## Given request
Give the material once more, word for word, without any images.

## Available data
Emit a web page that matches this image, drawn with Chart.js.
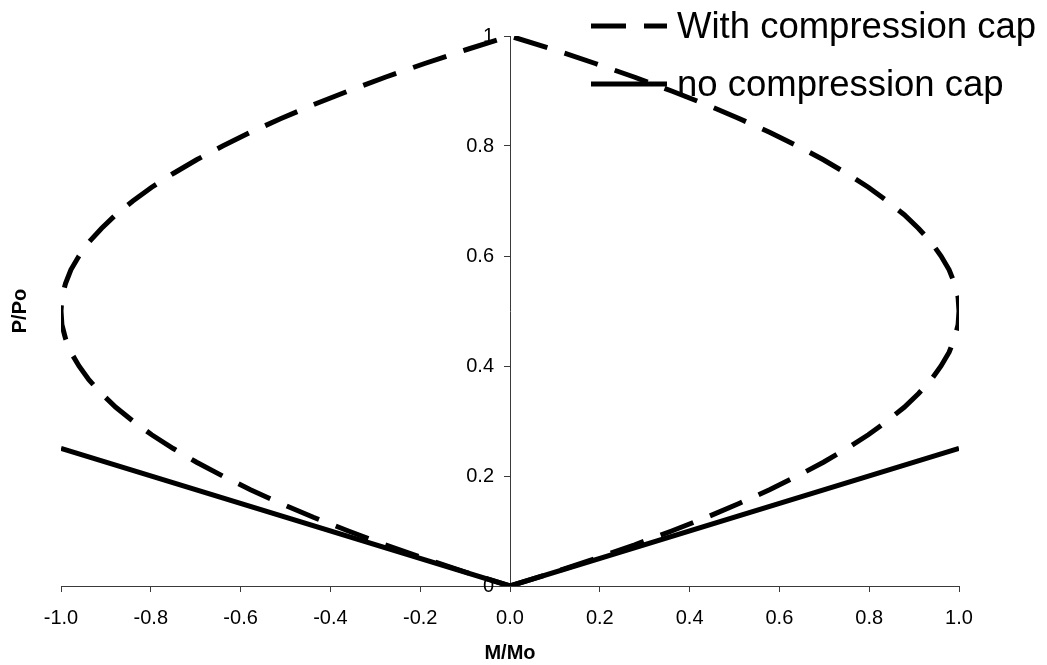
<!DOCTYPE html>
<html>
<head>
<meta charset="utf-8">
<title>P/Po – M/Mo interaction</title>
<script src="https://cdn.jsdelivr.net/npm/chart.js@4/dist/chart.umd.min.js"></script>
<style>
  html, body { margin: 0; padding: 0; background: #ffffff; }
  #wrap { width: 1047px; height: 665px; position: relative; }
</style>
</head>
<body>
<div id="wrap"><canvas id="chart"></canvas></div>
<script>
// Interaction curve with the compression cap (M/Mo, P/Po), traced from origin
// up the right branch, over the top and back down the left branch.
const capM = [0, 0.098, 0.19, 0.278, 0.36, 0.438, 0.51, 0.578, 0.64, 0.698, 0.75, 0.798, 0.84, 0.878, 0.91, 0.938, 0.96, 0.978, 0.99, 0.998, 1.0,
              0.998, 0.99, 0.978, 0.96, 0.938, 0.91, 0.878, 0.84, 0.798, 0.75, 0.698, 0.64, 0.578, 0.51, 0.438, 0.36, 0.278, 0.19, 0.098, 0,
              -0.098, -0.19, -0.278, -0.36, -0.438, -0.51, -0.578, -0.64, -0.698, -0.75, -0.798, -0.84, -0.878, -0.91, -0.938, -0.96, -0.978, -0.99, -0.998, -1.0,
              -0.998, -0.99, -0.978, -0.96, -0.938, -0.91, -0.878, -0.84, -0.798, -0.75, -0.698, -0.64, -0.578, -0.51, -0.438, -0.36, -0.278, -0.19, -0.098, 0];
const capP = [0, 0.025, 0.05, 0.075, 0.10, 0.125, 0.15, 0.175, 0.20, 0.225, 0.25, 0.275, 0.30, 0.325, 0.35, 0.375, 0.40, 0.425, 0.45, 0.475, 0.50,
              0.525, 0.55, 0.575, 0.60, 0.625, 0.65, 0.675, 0.70, 0.725, 0.75, 0.775, 0.80, 0.825, 0.85, 0.875, 0.90, 0.925, 0.95, 0.975, 1.0,
              0.975, 0.95, 0.925, 0.90, 0.875, 0.85, 0.825, 0.80, 0.775, 0.75, 0.725, 0.70, 0.675, 0.65, 0.625, 0.60, 0.575, 0.55, 0.525, 0.50,
              0.475, 0.45, 0.425, 0.40, 0.375, 0.35, 0.325, 0.30, 0.275, 0.25, 0.225, 0.20, 0.175, 0.15, 0.125, 0.10, 0.075, 0.05, 0.025, 0];

// Interaction without the compression cap
const noCapM = [-1.0, 0, 1.0];
const noCapP = [0.25, 0, 0.25];

const seriesNames = ['With compression cap', 'no compression cap'];
const xTickStep = 0.2;
const yTickStep = 0.2;

const zip = (xs, ys) => xs.map((x, i) => ({ x: x, y: ys[i] }));

const FONT = '"Liberation Sans", Arial, Helvetica, sans-serif';
Chart.defaults.font.family = FONT;
Chart.defaults.color = '#000000';

// Legend drawn over the upper right of the plot, with line samples
const lineLegend = {
  id: 'lineLegend',
  afterDraw(chart, args, opts) {
    const ctx = chart.ctx;
    ctx.save();
    chart.data.datasets.forEach((ds, i) => {
      const y = opts.top + i * opts.rowGap;
      ctx.beginPath();
      ctx.setLineDash(ds.borderDash || []);
      ctx.lineWidth = ds.borderWidth;
      ctx.strokeStyle = ds.borderColor;
      ctx.lineCap = 'butt';
      ctx.moveTo(opts.left, y);
      ctx.lineTo(opts.left + opts.sampleWidth, y);
      ctx.stroke();
      ctx.setLineDash([]);
      ctx.fillStyle = '#000000';
      ctx.font = opts.fontSize + 'px ' + FONT;
      ctx.textBaseline = 'alphabetic';
      ctx.textAlign = 'left';
      ctx.fillText(ds.label, opts.left + opts.sampleWidth + opts.textGap, y + opts.baselineShift);
    });
    ctx.restore();
  }
};

// Moves the value axis so that it crosses the horizontal axis at M/Mo = 0;
// the box keeps room on its left for the tick labels.
const crossAtZero = {
  id: 'crossAtZero',
  afterLayout(chart) {
    const y = chart.scales.y;
    const x0 = chart.scales.x.getPixelForValue(0);
    y.left = x0 - 90;
    y.right = x0;
    y.width = 90;
  }
};

const axisColor = '#3a3a3a';

new Chart(document.getElementById('chart'), {
  type: 'scatter',
  data: {
    datasets: [
      {
        label: seriesNames[0],
        data: zip(capM, capP),
        showLine: true,
        borderColor: '#000000',
        borderWidth: 5,
        borderDash: [35, 18],
        tension: 0,
        pointRadius: 0,
        fill: false
      },
      {
        label: seriesNames[1],
        data: zip(noCapM, noCapP),
        showLine: true,
        borderColor: '#000000',
        borderWidth: 5,
        tension: 0,
        pointRadius: 0,
        fill: false
      }
    ]
  },
  options: {
    responsive: true,
    maintainAspectRatio: false,
    animation: false,
    layout: { padding: { left: 0, right: 88, top: 36, bottom: 0 } },
    plugins: {
      legend: { display: false },
      tooltip: { enabled: false },
      lineLegend: {
        left: 591, top: 26, rowGap: 58, sampleWidth: 76, textGap: 10,
        fontSize: 36.5, baselineShift: 12
      }
    },
    scales: {
      x: {
        type: 'linear',
        position: 'bottom',
        min: -1, max: 1,
        afterFit: s => { s.height = 79; },
        ticks: {
          stepSize: xTickStep,
          padding: 14,
          font: { size: 20 },
          color: '#000000',
          callback: v => (Math.abs(v) < 1e-9 ? 0 : v).toFixed(1)
        },
        grid: { drawOnChartArea: false, drawTicks: true, tickLength: 6, color: axisColor },
        border: { display: true, color: axisColor, width: 1 },
        title: {
          display: true, text: 'M/Mo', color: '#000000',
          font: { size: 20, weight: 'bold' },
          padding: { top: 0, bottom: 0 }
        }
      },
      y: {
        type: 'linear',
        position: 'left',
        min: 0, max: 1,
        afterFit: s => { s.width = 0; },
        ticks: {
          stepSize: yTickStep,
          padding: 10,
          font: { size: 20 },
          color: '#000000',
          callback: v => (Math.abs(v) < 1e-9 ? '0' : (Math.abs(v - 1) < 1e-9 ? '1' : v.toFixed(1)))
        },
        grid: { drawOnChartArea: false, drawTicks: true, tickLength: 6, color: axisColor },
        border: { display: true, color: axisColor, width: 1 }
      },
      yTitle: {
        type: 'linear',
        position: 'left',
        weight: 1,
        min: 0, max: 1,
        afterFit: s => { s.width = 61; },
        ticks: { display: false },
        grid: { display: false, drawTicks: false },
        border: { display: false },
        title: {
          display: true, text: 'P/Po', color: '#000000',
          font: { size: 20, weight: 'bold' },
          padding: { top: 8, bottom: 0 }
        }
      }
    }
  },
  plugins: [crossAtZero, lineLegend]
});
</script>
</body>
</html>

## Exercise result
Emit a web page that matches this image, drawn with Chart.js.
<!DOCTYPE html>
<html>
<head>
<meta charset="utf-8">
<title>P/Po – M/Mo interaction</title>
<script src="https://cdn.jsdelivr.net/npm/chart.js@4/dist/chart.umd.min.js"></script>
<style>
  html, body { margin: 0; padding: 0; background: #ffffff; }
  #wrap { width: 1047px; height: 665px; position: relative; }
</style>
</head>
<body>
<div id="wrap"><canvas id="chart"></canvas></div>
<script>
// Interaction curve with the compression cap (M/Mo, P/Po), traced from origin
// up the right branch, over the top and back down the left branch.
const capM = [0, 0.098, 0.19, 0.278, 0.36, 0.438, 0.51, 0.578, 0.64, 0.698, 0.75, 0.798, 0.84, 0.878, 0.91, 0.938, 0.96, 0.978, 0.99, 0.998, 1.0,
              0.998, 0.99, 0.978, 0.96, 0.938, 0.91, 0.878, 0.84, 0.798, 0.75, 0.698, 0.64, 0.578, 0.51, 0.438, 0.36, 0.278, 0.19, 0.098, 0,
              -0.098, -0.19, -0.278, -0.36, -0.438, -0.51, -0.578, -0.64, -0.698, -0.75, -0.798, -0.84, -0.878, -0.91, -0.938, -0.96, -0.978, -0.99, -0.998, -1.0,
              -0.998, -0.99, -0.978, -0.96, -0.938, -0.91, -0.878, -0.84, -0.798, -0.75, -0.698, -0.64, -0.578, -0.51, -0.438, -0.36, -0.278, -0.19, -0.098, 0];
const capP = [0, 0.025, 0.05, 0.075, 0.10, 0.125, 0.15, 0.175, 0.20, 0.225, 0.25, 0.275, 0.30, 0.325, 0.35, 0.375, 0.40, 0.425, 0.45, 0.475, 0.50,
              0.525, 0.55, 0.575, 0.60, 0.625, 0.65, 0.675, 0.70, 0.725, 0.75, 0.775, 0.80, 0.825, 0.85, 0.875, 0.90, 0.925, 0.95, 0.975, 1.0,
              0.975, 0.95, 0.925, 0.90, 0.875, 0.85, 0.825, 0.80, 0.775, 0.75, 0.725, 0.70, 0.675, 0.65, 0.625, 0.60, 0.575, 0.55, 0.525, 0.50,
              0.475, 0.45, 0.425, 0.40, 0.375, 0.35, 0.325, 0.30, 0.275, 0.25, 0.225, 0.20, 0.175, 0.15, 0.125, 0.10, 0.075, 0.05, 0.025, 0];

// Interaction without the compression cap
const noCapM = [-1.0, 0, 1.0];
const noCapP = [0.25, 0, 0.25];

const seriesNames = ['With compression cap', 'no compression cap'];
const xTickStep = 0.2;
const yTickStep = 0.2;

const zip = (xs, ys) => xs.map((x, i) => ({ x: x, y: ys[i] }));

const FONT = '"Liberation Sans", Arial, Helvetica, sans-serif';
Chart.defaults.font.family = FONT;
Chart.defaults.color = '#000000';

// Legend drawn over the upper right of the plot, with line samples
const lineLegend = {
  id: 'lineLegend',
  afterDraw(chart, args, opts) {
    const ctx = chart.ctx;
    ctx.save();
    chart.data.datasets.forEach((ds, i) => {
      const y = opts.top + i * opts.rowGap;
      ctx.beginPath();
      ctx.setLineDash(ds.borderDash || []);
      ctx.lineWidth = ds.borderWidth;
      ctx.strokeStyle = ds.borderColor;
      ctx.lineCap = 'butt';
      ctx.moveTo(opts.left, y);
      ctx.lineTo(opts.left + opts.sampleWidth, y);
      ctx.stroke();
      ctx.setLineDash([]);
      ctx.fillStyle = '#000000';
      ctx.font = opts.fontSize + 'px ' + FONT;
      ctx.textBaseline = 'alphabetic';
      ctx.textAlign = 'left';
      ctx.fillText(ds.label, opts.left + opts.sampleWidth + opts.textGap, y + opts.baselineShift);
    });
    ctx.restore();
  }
};

// Moves the value axis so that it crosses the horizontal axis at M/Mo = 0;
// the box keeps room on its left for the tick labels.
const crossAtZero = {
  id: 'crossAtZero',
  afterLayout(chart) {
    const y = chart.scales.y;
    const x0 = chart.scales.x.getPixelForValue(0);
    y.left = x0 - 90;
    y.right = x0;
    y.width = 90;
  }
};

const axisColor = '#3a3a3a';

new Chart(document.getElementById('chart'), {
  type: 'scatter',
  data: {
    datasets: [
      {
        label: seriesNames[0],
        data: zip(capM, capP),
        showLine: true,
        borderColor: '#000000',
        borderWidth: 5,
        borderDash: [35, 18],
        tension: 0,
        pointRadius: 0,
        fill: false
      },
      {
        label: seriesNames[1],
        data: zip(noCapM, noCapP),
        showLine: true,
        borderColor: '#000000',
        borderWidth: 5,
        tension: 0,
        pointRadius: 0,
        fill: false
      }
    ]
  },
  options: {
    responsive: true,
    maintainAspectRatio: false,
    animation: false,
    layout: { padding: { left: 0, right: 88, top: 36, bottom: 0 } },
    plugins: {
      legend: { display: false },
      tooltip: { enabled: false },
      lineLegend: {
        left: 591, top: 26, rowGap: 58, sampleWidth: 76, textGap: 10,
        fontSize: 36.5, baselineShift: 12
      }
    },
    scales: {
      x: {
        type: 'linear',
        position: 'bottom',
        min: -1, max: 1,
        afterFit: s => { s.height = 79; },
        ticks: {
          stepSize: xTickStep,
          padding: 14,
          font: { size: 20 },
          color: '#000000',
          callback: v => (Math.abs(v) < 1e-9 ? 0 : v).toFixed(1)
        },
        grid: { drawOnChartArea: false, drawTicks: true, tickLength: 6, color: axisColor },
        border: { display: true, color: axisColor, width: 1 },
        title: {
          display: true, text: 'M/Mo', color: '#000000',
          font: { size: 20, weight: 'bold' },
          padding: { top: 0, bottom: 0 }
        }
      },
      y: {
        type: 'linear',
        position: 'left',
        min: 0, max: 1,
        afterFit: s => { s.width = 0; },
        ticks: {
          stepSize: yTickStep,
          padding: 10,
          font: { size: 20 },
          color: '#000000',
          callback: v => (Math.abs(v) < 1e-9 ? '0' : (Math.abs(v - 1) < 1e-9 ? '1' : v.toFixed(1)))
        },
        grid: { drawOnChartArea: false, drawTicks: true, tickLength: 6, color: axisColor },
        border: { display: true, color: axisColor, width: 1 }
      },
      yTitle: {
        type: 'linear',
        position: 'left',
        weight: 1,
        min: 0, max: 1,
        afterFit: s => { s.width = 61; },
        ticks: { display: false },
        grid: { display: false, drawTicks: false },
        border: { display: false },
        title: {
          display: true, text: 'P/Po', color: '#000000',
          font: { size: 20, weight: 'bold' },
          padding: { top: 8, bottom: 0 }
        }
      }
    }
  },
  plugins: [crossAtZero, lineLegend]
});
</script>
</body>
</html>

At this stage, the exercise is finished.